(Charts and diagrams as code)

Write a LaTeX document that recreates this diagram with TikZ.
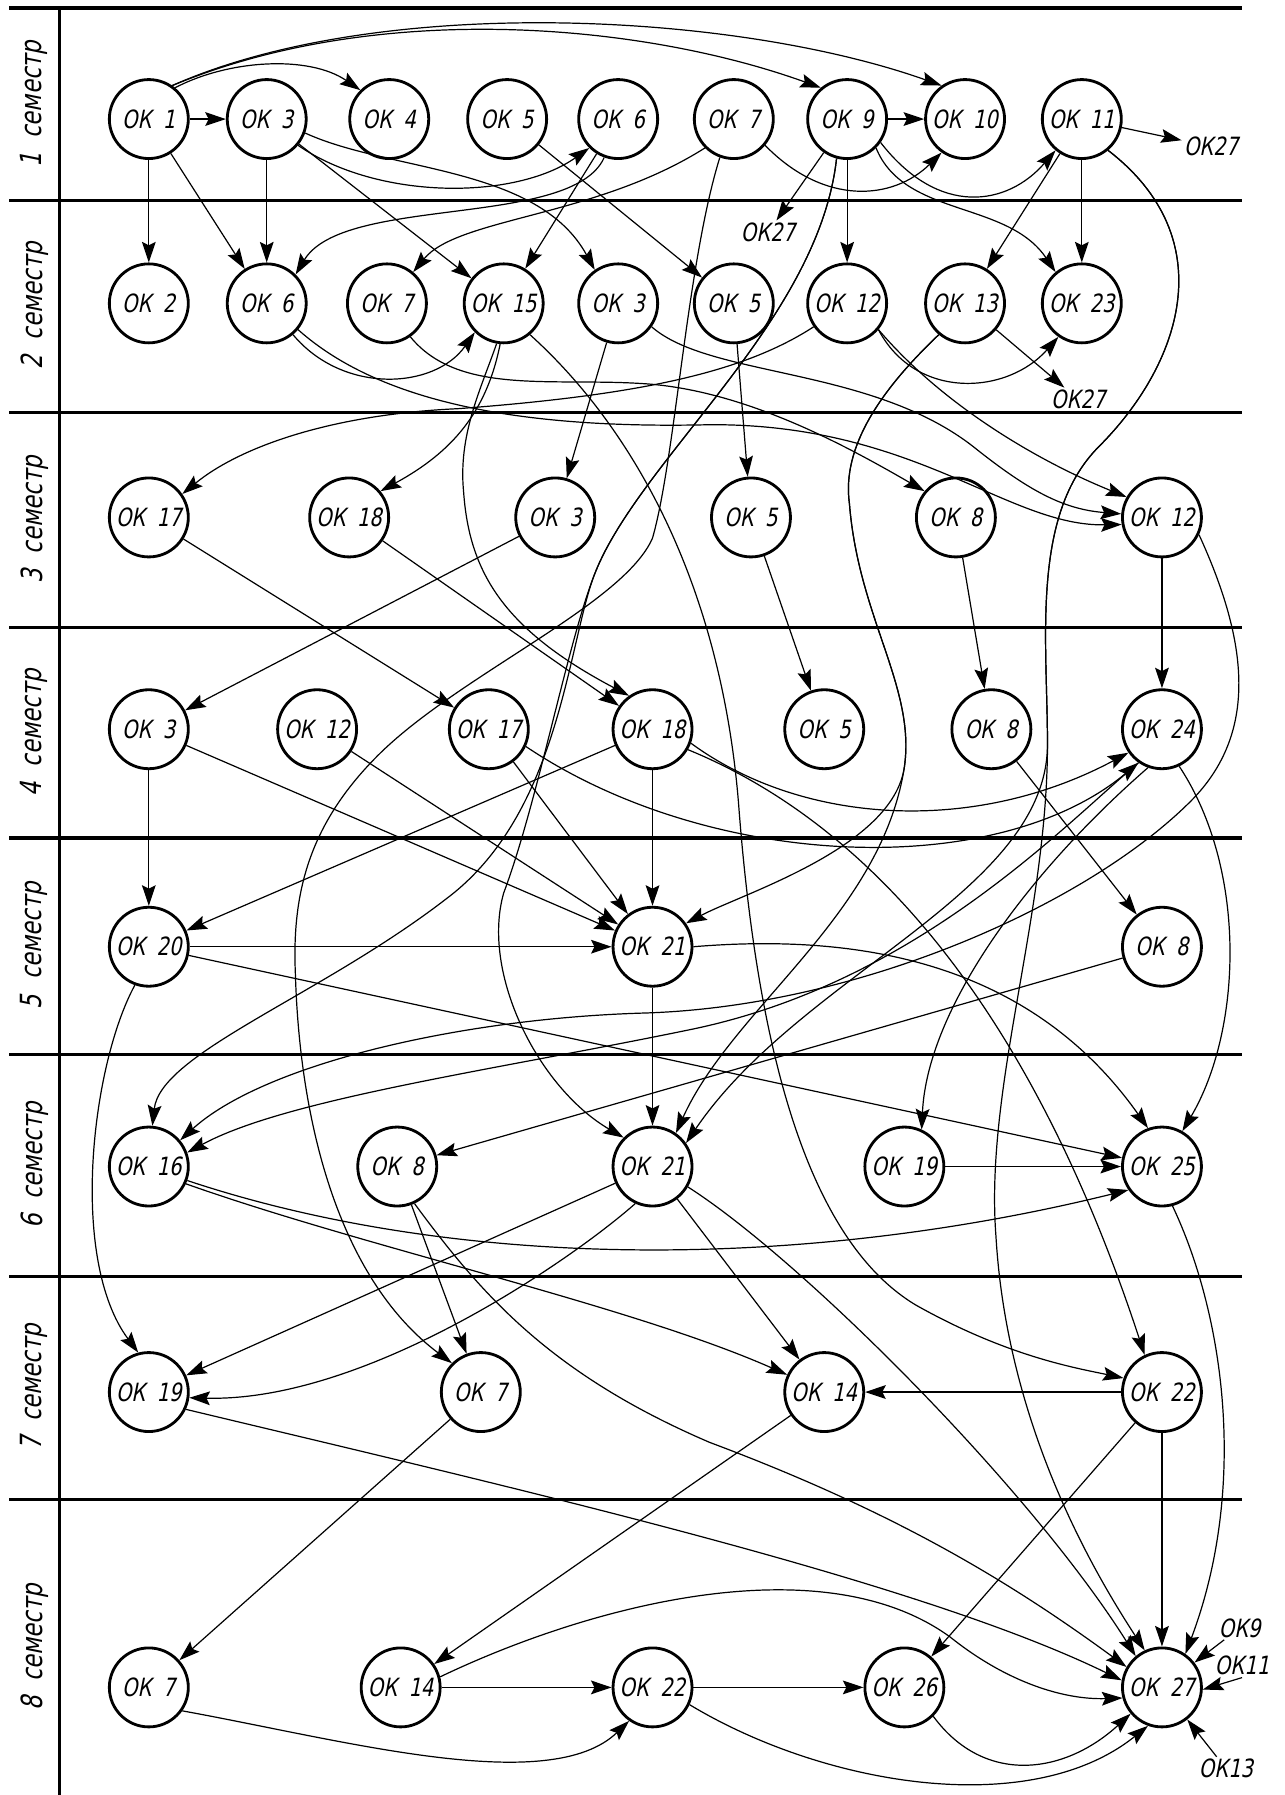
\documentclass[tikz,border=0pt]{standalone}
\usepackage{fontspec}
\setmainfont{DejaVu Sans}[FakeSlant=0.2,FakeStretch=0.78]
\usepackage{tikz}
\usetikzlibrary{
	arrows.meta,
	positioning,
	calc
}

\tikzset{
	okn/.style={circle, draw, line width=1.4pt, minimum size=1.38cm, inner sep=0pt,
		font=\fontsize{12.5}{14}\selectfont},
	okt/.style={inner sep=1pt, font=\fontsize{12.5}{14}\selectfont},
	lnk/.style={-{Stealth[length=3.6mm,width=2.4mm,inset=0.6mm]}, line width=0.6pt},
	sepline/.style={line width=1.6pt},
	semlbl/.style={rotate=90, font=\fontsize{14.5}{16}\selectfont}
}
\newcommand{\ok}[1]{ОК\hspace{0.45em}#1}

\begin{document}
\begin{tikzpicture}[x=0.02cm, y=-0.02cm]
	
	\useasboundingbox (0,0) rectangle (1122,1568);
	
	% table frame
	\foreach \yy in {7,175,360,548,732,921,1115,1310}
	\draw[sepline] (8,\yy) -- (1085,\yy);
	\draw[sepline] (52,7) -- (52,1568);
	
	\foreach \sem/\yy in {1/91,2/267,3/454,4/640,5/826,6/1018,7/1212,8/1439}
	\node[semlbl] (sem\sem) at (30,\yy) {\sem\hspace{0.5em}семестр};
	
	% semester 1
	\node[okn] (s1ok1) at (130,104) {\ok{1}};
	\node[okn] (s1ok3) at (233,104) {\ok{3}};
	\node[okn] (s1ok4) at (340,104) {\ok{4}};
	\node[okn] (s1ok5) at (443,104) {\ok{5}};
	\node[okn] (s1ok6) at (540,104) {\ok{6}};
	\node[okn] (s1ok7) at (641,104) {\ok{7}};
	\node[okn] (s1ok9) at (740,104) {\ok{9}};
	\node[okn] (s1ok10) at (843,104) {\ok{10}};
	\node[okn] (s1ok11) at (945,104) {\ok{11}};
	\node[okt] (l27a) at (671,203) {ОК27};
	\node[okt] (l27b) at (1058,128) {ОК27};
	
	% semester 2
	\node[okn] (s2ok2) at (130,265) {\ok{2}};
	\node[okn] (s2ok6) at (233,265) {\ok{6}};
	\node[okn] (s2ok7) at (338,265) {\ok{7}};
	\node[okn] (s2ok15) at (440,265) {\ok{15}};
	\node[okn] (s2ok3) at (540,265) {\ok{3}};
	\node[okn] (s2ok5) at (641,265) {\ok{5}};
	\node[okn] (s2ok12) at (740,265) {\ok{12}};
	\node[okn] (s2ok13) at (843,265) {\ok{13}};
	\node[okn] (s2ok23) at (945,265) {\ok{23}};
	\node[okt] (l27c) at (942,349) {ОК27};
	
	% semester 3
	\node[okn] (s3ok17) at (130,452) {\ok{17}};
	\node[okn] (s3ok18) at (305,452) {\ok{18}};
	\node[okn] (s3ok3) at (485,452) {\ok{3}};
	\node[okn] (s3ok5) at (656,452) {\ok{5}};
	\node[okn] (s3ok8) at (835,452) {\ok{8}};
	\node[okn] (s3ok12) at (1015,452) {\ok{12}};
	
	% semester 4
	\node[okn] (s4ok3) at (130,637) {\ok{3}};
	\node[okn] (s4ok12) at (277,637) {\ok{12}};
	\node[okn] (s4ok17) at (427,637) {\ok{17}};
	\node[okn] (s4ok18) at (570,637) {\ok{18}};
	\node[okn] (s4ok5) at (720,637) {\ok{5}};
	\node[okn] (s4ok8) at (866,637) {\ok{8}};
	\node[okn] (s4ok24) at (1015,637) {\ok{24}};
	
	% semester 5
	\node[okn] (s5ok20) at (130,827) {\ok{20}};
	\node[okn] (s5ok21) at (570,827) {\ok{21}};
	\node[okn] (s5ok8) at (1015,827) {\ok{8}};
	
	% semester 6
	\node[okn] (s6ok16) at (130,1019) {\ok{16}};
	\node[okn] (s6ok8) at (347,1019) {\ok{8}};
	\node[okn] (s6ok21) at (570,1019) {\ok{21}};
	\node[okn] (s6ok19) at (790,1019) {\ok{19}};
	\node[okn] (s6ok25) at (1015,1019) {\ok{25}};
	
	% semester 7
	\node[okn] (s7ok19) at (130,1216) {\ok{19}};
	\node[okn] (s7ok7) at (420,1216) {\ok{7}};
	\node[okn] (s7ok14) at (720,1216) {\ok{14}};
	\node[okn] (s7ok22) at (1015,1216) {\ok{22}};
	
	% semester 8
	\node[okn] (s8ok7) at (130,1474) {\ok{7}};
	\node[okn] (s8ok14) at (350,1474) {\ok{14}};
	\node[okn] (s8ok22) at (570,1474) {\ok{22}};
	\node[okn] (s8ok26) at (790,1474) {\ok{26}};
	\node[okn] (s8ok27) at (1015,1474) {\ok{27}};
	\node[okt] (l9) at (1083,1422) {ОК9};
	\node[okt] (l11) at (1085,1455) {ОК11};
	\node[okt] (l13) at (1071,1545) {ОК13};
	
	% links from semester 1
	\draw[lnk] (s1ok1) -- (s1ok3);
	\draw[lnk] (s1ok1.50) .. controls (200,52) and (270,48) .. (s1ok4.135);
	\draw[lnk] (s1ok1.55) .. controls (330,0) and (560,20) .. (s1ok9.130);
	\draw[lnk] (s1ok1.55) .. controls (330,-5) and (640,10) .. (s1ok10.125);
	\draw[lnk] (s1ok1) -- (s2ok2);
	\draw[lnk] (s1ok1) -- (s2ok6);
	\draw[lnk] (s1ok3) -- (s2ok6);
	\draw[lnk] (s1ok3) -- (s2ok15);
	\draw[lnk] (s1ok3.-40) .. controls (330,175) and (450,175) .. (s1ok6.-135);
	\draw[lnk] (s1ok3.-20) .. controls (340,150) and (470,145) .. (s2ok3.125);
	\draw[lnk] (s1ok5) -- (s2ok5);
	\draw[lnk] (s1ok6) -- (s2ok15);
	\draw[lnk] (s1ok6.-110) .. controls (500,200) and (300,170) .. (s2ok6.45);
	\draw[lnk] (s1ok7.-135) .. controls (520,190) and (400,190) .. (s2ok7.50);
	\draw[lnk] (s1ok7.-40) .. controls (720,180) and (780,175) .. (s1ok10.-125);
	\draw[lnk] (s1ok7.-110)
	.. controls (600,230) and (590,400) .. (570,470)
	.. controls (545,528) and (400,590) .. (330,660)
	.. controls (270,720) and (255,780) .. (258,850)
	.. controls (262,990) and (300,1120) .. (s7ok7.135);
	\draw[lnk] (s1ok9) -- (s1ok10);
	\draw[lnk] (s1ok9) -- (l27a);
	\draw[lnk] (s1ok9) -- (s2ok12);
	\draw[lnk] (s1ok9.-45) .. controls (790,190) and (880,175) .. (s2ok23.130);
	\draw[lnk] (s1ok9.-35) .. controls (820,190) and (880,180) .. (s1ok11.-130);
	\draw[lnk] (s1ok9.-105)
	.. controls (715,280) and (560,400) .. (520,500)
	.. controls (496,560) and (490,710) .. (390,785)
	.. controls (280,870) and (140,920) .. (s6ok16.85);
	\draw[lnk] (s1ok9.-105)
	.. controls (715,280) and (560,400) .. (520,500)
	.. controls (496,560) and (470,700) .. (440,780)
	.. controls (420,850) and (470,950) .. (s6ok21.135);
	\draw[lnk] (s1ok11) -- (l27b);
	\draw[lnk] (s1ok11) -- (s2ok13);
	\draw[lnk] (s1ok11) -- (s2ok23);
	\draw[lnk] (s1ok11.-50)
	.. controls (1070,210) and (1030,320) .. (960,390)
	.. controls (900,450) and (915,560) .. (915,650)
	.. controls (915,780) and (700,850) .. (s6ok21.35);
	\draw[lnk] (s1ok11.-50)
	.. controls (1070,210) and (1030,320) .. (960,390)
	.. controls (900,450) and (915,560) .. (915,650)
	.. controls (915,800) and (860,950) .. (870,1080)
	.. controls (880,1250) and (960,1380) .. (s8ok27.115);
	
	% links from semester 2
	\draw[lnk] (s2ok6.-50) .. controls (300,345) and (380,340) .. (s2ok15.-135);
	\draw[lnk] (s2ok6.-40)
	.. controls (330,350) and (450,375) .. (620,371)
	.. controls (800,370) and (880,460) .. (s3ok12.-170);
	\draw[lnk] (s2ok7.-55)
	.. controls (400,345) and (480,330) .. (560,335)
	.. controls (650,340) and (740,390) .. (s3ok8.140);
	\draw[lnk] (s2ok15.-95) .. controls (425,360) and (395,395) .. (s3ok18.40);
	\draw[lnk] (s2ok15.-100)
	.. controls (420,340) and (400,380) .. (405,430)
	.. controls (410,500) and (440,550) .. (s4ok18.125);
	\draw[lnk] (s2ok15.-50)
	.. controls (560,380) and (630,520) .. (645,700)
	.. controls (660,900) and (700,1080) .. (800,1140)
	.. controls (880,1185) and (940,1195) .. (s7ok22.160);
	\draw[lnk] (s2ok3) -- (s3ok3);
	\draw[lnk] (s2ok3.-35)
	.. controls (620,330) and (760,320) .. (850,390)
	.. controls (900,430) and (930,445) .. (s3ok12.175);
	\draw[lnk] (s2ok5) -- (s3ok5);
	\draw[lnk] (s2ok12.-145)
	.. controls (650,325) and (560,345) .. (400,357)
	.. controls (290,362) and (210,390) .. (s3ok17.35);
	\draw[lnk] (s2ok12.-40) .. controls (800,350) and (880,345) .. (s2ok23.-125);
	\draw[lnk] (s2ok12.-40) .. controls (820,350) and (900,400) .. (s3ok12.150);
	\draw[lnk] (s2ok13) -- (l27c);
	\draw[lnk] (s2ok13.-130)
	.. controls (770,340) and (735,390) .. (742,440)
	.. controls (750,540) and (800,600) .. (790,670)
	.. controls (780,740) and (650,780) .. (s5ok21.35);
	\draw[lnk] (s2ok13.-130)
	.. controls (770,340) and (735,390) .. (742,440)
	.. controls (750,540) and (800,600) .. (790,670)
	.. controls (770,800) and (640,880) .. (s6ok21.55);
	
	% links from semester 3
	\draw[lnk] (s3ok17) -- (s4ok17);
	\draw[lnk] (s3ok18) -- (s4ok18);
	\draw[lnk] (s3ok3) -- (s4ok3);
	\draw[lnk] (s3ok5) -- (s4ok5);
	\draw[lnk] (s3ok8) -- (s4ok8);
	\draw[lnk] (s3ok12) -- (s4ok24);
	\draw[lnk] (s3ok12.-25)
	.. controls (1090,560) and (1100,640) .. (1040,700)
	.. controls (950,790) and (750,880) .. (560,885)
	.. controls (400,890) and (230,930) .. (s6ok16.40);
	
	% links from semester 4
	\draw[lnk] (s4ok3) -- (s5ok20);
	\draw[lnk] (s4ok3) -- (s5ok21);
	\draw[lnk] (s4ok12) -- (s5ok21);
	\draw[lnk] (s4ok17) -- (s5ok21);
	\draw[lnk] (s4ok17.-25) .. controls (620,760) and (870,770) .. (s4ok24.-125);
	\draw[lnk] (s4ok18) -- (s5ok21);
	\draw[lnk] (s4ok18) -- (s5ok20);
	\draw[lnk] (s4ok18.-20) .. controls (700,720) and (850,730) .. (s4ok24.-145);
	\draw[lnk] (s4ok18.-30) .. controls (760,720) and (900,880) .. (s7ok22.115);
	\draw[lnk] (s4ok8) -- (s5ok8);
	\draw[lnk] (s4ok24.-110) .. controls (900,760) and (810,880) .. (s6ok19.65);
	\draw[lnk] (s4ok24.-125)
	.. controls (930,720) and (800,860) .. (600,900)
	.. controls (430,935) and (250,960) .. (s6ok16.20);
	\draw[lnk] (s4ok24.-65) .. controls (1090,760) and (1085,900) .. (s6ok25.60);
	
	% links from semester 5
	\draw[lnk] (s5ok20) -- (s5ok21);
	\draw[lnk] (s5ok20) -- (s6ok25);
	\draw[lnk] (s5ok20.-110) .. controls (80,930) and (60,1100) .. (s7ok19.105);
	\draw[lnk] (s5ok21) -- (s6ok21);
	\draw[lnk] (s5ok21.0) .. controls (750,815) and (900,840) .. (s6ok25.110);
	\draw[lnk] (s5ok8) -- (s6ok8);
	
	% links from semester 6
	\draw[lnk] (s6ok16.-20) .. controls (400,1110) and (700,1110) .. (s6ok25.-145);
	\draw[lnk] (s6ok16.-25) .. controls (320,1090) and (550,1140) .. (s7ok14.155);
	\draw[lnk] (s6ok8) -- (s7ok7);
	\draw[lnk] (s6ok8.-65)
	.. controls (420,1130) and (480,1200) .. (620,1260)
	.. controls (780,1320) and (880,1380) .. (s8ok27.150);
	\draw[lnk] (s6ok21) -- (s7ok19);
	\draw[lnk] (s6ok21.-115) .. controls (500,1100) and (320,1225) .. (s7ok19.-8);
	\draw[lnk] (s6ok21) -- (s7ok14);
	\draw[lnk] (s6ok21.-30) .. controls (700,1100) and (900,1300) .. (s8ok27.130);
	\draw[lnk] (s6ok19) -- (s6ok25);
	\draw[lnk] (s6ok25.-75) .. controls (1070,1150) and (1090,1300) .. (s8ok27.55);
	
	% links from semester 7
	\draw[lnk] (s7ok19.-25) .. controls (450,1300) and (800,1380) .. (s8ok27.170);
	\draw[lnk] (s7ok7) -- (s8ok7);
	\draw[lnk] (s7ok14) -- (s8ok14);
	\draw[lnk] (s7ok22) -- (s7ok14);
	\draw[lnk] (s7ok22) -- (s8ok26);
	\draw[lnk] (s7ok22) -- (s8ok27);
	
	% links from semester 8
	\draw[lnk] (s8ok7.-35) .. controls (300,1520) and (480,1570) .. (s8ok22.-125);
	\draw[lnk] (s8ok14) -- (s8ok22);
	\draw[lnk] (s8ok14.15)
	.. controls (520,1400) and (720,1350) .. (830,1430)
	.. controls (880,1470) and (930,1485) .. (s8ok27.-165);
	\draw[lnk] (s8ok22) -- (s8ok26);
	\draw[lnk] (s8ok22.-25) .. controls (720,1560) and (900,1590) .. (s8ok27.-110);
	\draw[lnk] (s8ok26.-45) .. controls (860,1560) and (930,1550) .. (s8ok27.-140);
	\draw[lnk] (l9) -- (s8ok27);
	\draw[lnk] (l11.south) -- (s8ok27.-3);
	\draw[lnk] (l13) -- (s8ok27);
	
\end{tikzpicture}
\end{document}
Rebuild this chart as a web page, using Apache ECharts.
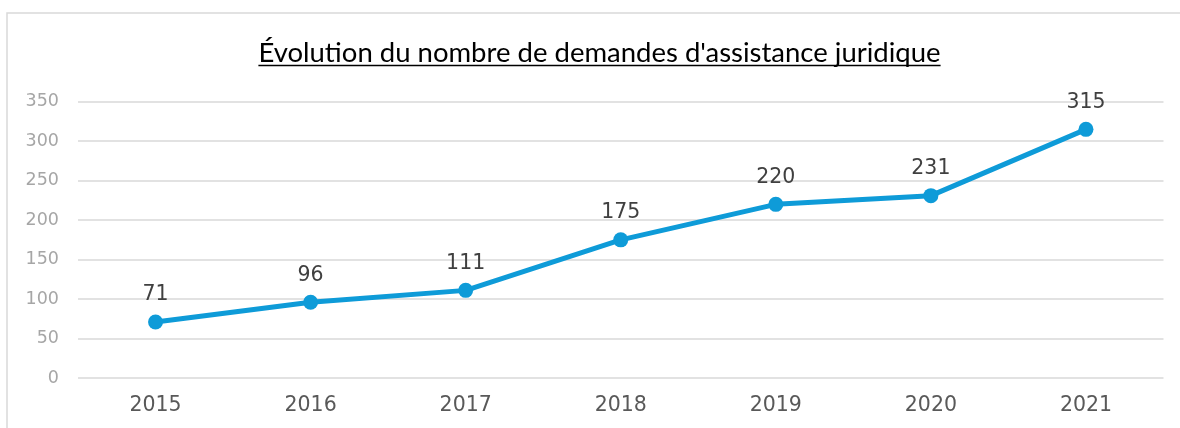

**Aim:** Repeat word for word the lines above, from the first entry through the line containing "(l27b) at (1058,128)", with both ends kept and the pictures dropped.

**Task answer:**
Write a LaTeX document that recreates this diagram with TikZ.
\documentclass[tikz,border=0pt]{standalone}
\usepackage{fontspec}
\setmainfont{DejaVu Sans}[FakeSlant=0.2,FakeStretch=0.78]
\usepackage{tikz}
\usetikzlibrary{
	arrows.meta,
	positioning,
	calc
}

\tikzset{
	okn/.style={circle, draw, line width=1.4pt, minimum size=1.38cm, inner sep=0pt,
		font=\fontsize{12.5}{14}\selectfont},
	okt/.style={inner sep=1pt, font=\fontsize{12.5}{14}\selectfont},
	lnk/.style={-{Stealth[length=3.6mm,width=2.4mm,inset=0.6mm]}, line width=0.6pt},
	sepline/.style={line width=1.6pt},
	semlbl/.style={rotate=90, font=\fontsize{14.5}{16}\selectfont}
}
\newcommand{\ok}[1]{ОК\hspace{0.45em}#1}

\begin{document}
\begin{tikzpicture}[x=0.02cm, y=-0.02cm]
	
	\useasboundingbox (0,0) rectangle (1122,1568);
	
	% table frame
	\foreach \yy in {7,175,360,548,732,921,1115,1310}
	\draw[sepline] (8,\yy) -- (1085,\yy);
	\draw[sepline] (52,7) -- (52,1568);
	
	\foreach \sem/\yy in {1/91,2/267,3/454,4/640,5/826,6/1018,7/1212,8/1439}
	\node[semlbl] (sem\sem) at (30,\yy) {\sem\hspace{0.5em}семестр};
	
	% semester 1
	\node[okn] (s1ok1) at (130,104) {\ok{1}};
	\node[okn] (s1ok3) at (233,104) {\ok{3}};
	\node[okn] (s1ok4) at (340,104) {\ok{4}};
	\node[okn] (s1ok5) at (443,104) {\ok{5}};
	\node[okn] (s1ok6) at (540,104) {\ok{6}};
	\node[okn] (s1ok7) at (641,104) {\ok{7}};
	\node[okn] (s1ok9) at (740,104) {\ok{9}};
	\node[okn] (s1ok10) at (843,104) {\ok{10}};
	\node[okn] (s1ok11) at (945,104) {\ok{11}};
	\node[okt] (l27a) at (671,203) {ОК27};
	\node[okt] (l27b) at (1058,128) {ОК27};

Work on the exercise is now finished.